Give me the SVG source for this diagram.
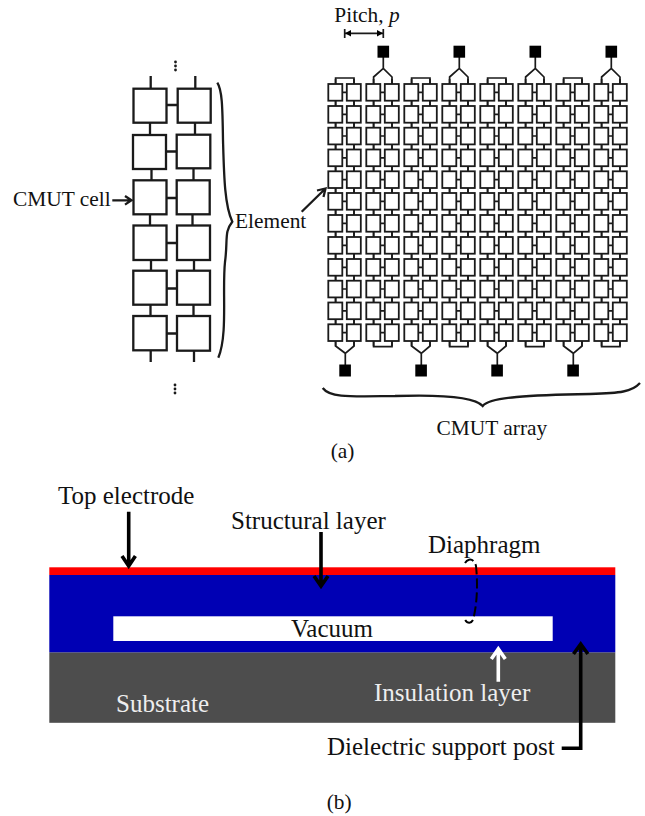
<svg xmlns="http://www.w3.org/2000/svg" xmlns:xlink="http://www.w3.org/1999/xlink" width="645" height="816" viewBox="0 0 645 816">
<style>
text{font-family:"Liberation Serif","Times New Roman",serif;fill:#111}
.s{font-size:21.4px}
.b{font-size:25px}
.w{fill:#eee}
.c{fill:#fff;stroke:#1a1a1a;stroke-width:1.8}
.C{fill:#fff;stroke:#1a1a1a;stroke-width:2.3}
.l{fill:none;stroke:#1a1a1a;stroke-width:1.7}
.L{fill:none;stroke:#1a1a1a;stroke-width:2.3}
.h{fill:none;stroke:#000;stroke-width:3.6}
.hw{fill:none;stroke:#fff;stroke-width:3.6}
.d{fill:#1a1a1a}
</style>
<defs>
<g id="pair">
<path class="l" d="M7.3 -5V0M25.7 -5V0M14 8.3H18.5M7.3 16.7V22M25.7 16.7V22"/>
<rect class="c" x="0" y="0" width="14" height="16.7"/>
<rect class="c" x="18.5" y="0" width="14" height="16.7"/>
</g>
<g id="padtop">
<path class="l" d="M7.3 84V77L17 68.3L25.7 77V84M17 68.3V57"/>
<rect x="11.2" y="45.7" width="11.6" height="12" fill="#000"/>
</g>
<g id="padbot">
<path class="l" d="M7.3 341V346L17 353.3L25.7 346V341M17 353.3V365"/>
<rect x="11" y="364.5" width="11.6" height="12" fill="#000"/>
</g>
<path id="ut" class="l" d="M7.3 84V78H25.7V84"/>
<path id="ub" class="l" d="M7.3 341V346.7H25.7V341"/>
<g id="col">
<use href="#pair" y="84"/><use href="#pair" y="106"/><use href="#pair" y="127.7"/><use href="#pair" y="149.5"/><use href="#pair" y="171.3"/><use href="#pair" y="193"/><use href="#pair" y="215"/><use href="#pair" y="237"/><use href="#pair" y="259"/><use href="#pair" y="280.7"/><use href="#pair" y="302.5"/><use href="#pair" y="324.3"/>
</g>
</defs>
<g id="connectors">
<path class="L" d="M150.7 76V89M195.3 76V89M150 122V135M195 122V135M151.5 169V181M193.5 168V180M150 214V226M192.5 214V226M151 260V271M194 260V271M150.5 305V316M193.5 305V316M150.7 350V362M194 350V362M166 105H178M166 151.5H177M166 198H177M166 243H177M166 288.5H177M166 333.5H177"/>
<path class="l" d="M431.3 116V121"/>
<path class="l" d="M344.7 33.3H383.3M344.7 29V38M383.3 29V38"/>
<path d="M345 33.3L351 30V36.6ZM383 33.3L377 30V36.6Z" fill="#000"/>
<path class="L" d="M112.3 200.3H131M125 196L131.5 200.3L125 204.6"/>
<path class="L" d="M301.7 211.7L325 189M317 190.5L325.5 188.5L323.5 197"/>
<path class="L" d="M217.3 82.7C222 90 222.5 105 223 140C224 175 224.5 205 232.3 221.7C224 232 228 240 225 262C222 290 228 335 218.3 357.7"/>
<path class="L" d="M322.7 388C330 398 350 396.5 395 396C440 394.5 475 397 482.7 406C490 397 530 395 590 394C620 393 632 392 640 383"/>
<g class="d"><circle cx="175.5" cy="62" r="1.4"/><circle cx="175.5" cy="66" r="1.4"/><circle cx="175.5" cy="70" r="1.4"/><circle cx="175" cy="385" r="1.4"/><circle cx="175" cy="389" r="1.4"/><circle cx="175" cy="393" r="1.4"/></g>
</g>
<g id="cell-grid">
<rect class="C" x="133.5" y="88.7" width="33" height="34"/><rect class="C" x="177.7" y="88.7" width="33" height="34"/>
<rect class="C" x="133" y="135" width="33" height="34"/><rect class="C" x="176.7" y="134.7" width="33.6" height="33.6"/>
<rect class="C" x="133.5" y="180.3" width="33" height="34"/><rect class="C" x="176.7" y="180.3" width="33" height="34"/>
<rect class="C" x="133.5" y="225.5" width="33" height="34.5"/><rect class="C" x="177" y="225.5" width="33" height="34.5"/>
<rect class="C" x="133.3" y="270.7" width="33.4" height="34"/><rect class="C" x="177" y="270.7" width="33" height="34"/>
<rect class="C" x="133.3" y="316" width="33.4" height="34.3"/><rect class="C" x="177" y="316" width="33" height="34.7"/>
</g>
<g id="array">
<use href="#col" x="328.3"/><use href="#ut" x="328.3"/><use href="#padbot" x="328.3"/>
<use href="#col" x="366.3"/><use href="#padtop" x="366.3"/><use href="#ub" x="366.3"/>
<use href="#col" x="404.3"/><use href="#ut" x="404.3"/><use href="#padbot" x="404.3"/>
<use href="#col" x="442.3"/><use href="#padtop" x="442.3"/><use href="#ub" x="442.3"/>
<use href="#col" x="480.3"/><use href="#ut" x="480.3"/><use href="#padbot" x="480.3"/>
<use href="#col" x="518.3"/><use href="#padtop" x="518.3"/><use href="#ub" x="518.3"/>
<use href="#col" x="556.3"/><use href="#ut" x="556.3"/><use href="#padbot" x="556.3"/>
<use href="#col" x="594.3"/><use href="#padtop" x="594.3"/><use href="#ub" x="594.3"/>
</g>
<g id="labels-a">
<text class="s" x="334.3" y="21.7">Pitch, <tspan font-style="italic">p</tspan></text>
<text class="s" x="13" y="206">CMUT cell</text>
<text class="s" x="235" y="228">Element</text>
<text class="s" x="436.5" y="435">CMUT array</text>
<text class="s" x="330.7" y="458.3">(a)</text>
</g>
<g id="cross-section">
<rect id="substrate" x="49.3" y="652.3" width="566" height="70.5" fill="#4d4d4d"/>
<rect id="structural-layer" x="49.3" y="575" width="566" height="77.3" fill="#0000b4"/>
<rect id="top-electrode" x="49.3" y="567.3" width="566" height="7.7" fill="#f00"/>
<rect id="vacuum" x="113.3" y="616.3" width="439.4" height="24.7" fill="#fff"/>
</g>
<g id="callouts">
<path class="h" d="M128.7 511.7V566M122 556L128.7 566L135.4 556"/>
<path class="h" d="M321 532V586M314 576L321 586L328 576"/>
<path class="hw" d="M498.3 681.7V649M491.3 659L498.3 649L505.3 659"/>
<path class="h" d="M561.7 748.3H580.7V644M573.5 654L580.7 644L587.9 654"/>
<path d="M465 563C468 558 474 558 476 566C478 585 477 605 473 620C471 624 466 624 464 617" fill="none" stroke="#000" stroke-width="2" stroke-dasharray="10 4"/>
</g>
<g id="labels-b">
<text class="b" x="58" y="504">Top electrode</text>
<text class="b" x="231" y="529">Structural layer</text>
<text class="b" x="428" y="553">Diaphragm</text>
<text class="b" x="291" y="636.5">Vacuum</text>
<text class="b w" x="116" y="711.5">Substrate</text>
<text class="b w" x="374" y="700.5">Insulation layer</text>
<text class="b" x="327" y="755">Dielectric support post</text>
<text class="s" x="326.7" y="809">(b)</text>
</g>
</svg>
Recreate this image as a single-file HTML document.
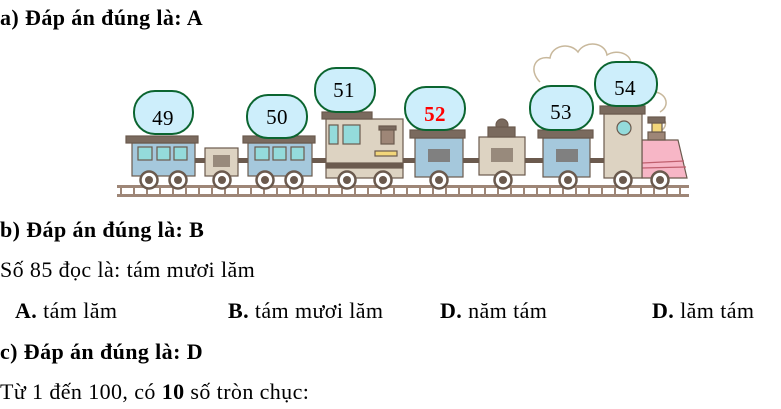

################

**WHAT YOU NEED TO DO:**
Look over the material above and show each line where "this" appears.

**TASK ANSWER:**
Give me the SVG source for this diagram.
Recreate this image as a single-file HTML document.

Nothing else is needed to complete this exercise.